The sun rises at 8:30 and it’s dark by 4pm. It’s cold but so cold that no one really notices (except to say it’s too windy to ride a bike, and everyone rides a bike). You walk against the wind and hit the streets for the 3 hours of daylight you’ve managed to nab since you’re still on the incompatible Spanish schedule.

Everyone is tall, but you knew that, and dressed in dark high-quality wool, blond on blond on blond. They’re hotter than you in a distinctly Danish way which maybe also makes you hot to them in a distinctly not-Danish way.

Tinder hasn’t gotten weird in this country yet.

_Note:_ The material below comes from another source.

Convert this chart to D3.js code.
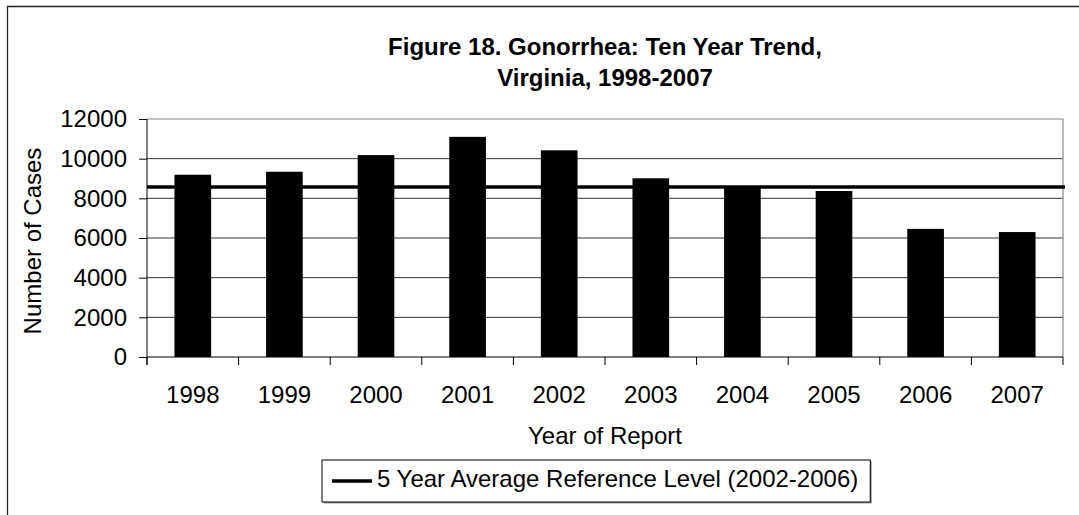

There’s a 7/11 on most corners and that’s comforting. The wind carries you through frozen parks and slick plazas and you keep stepping into the bike lane but they’re too polite to hit you. You eat open-faced sandwiches with the friendliest of friends of a friend from New York and drink the Christiania beer from the north and ask to pay with card for a hot dog at 7/11 and the teenaged clerk speaks better English than you.

You were told it was expensive here but next to Oslo this place is on sale.

You walk through a deep dark hole into the free town commune of Christiania where suddenly you feel like you’re at burning man, but with fewer yuppies. There’s no electricity in the streets but for a blazing flood light to watch for cops. Past trashcan fires and dreads and no photo signs you drink more of that beer and manage to buy a joint of pure skunk at a kiosk covered in that military camouflage webbing. You’re not sure if it’s a successful transaction or not but now you have a joint and he has money and they’re selling chocolate cake at the kiosk next door because these are goddamn businessmen. The bar you’re brought to is pastel and full of colored streamers and reggaeton and everyone dances badly, enthusiastically.

You go across the river and meet up with some Faroese at a bar listening to Nick Cave as if he knew you were coming. The Negronis are strong the punch is stronger. The joint is passed around and it wrecks you and suddenly you can see through time.

The next day you don’t make it to the sunlight but you have muesli and the sad pug at the Airbnb doesn’t want you to go. This country won’t keep you but you contemplate missing your flight and calling the Faroese but you have to teach 1st grade PE in the morning and no one else is going to sing the “hokey pokey” with the correct lyrics.

The airport has chocolate and wi-fi, and that’s some consolation.

You put on 6 layers of many shades of black, hug the pug, and start out for home into the frozen wet darkness of 3:58 pm.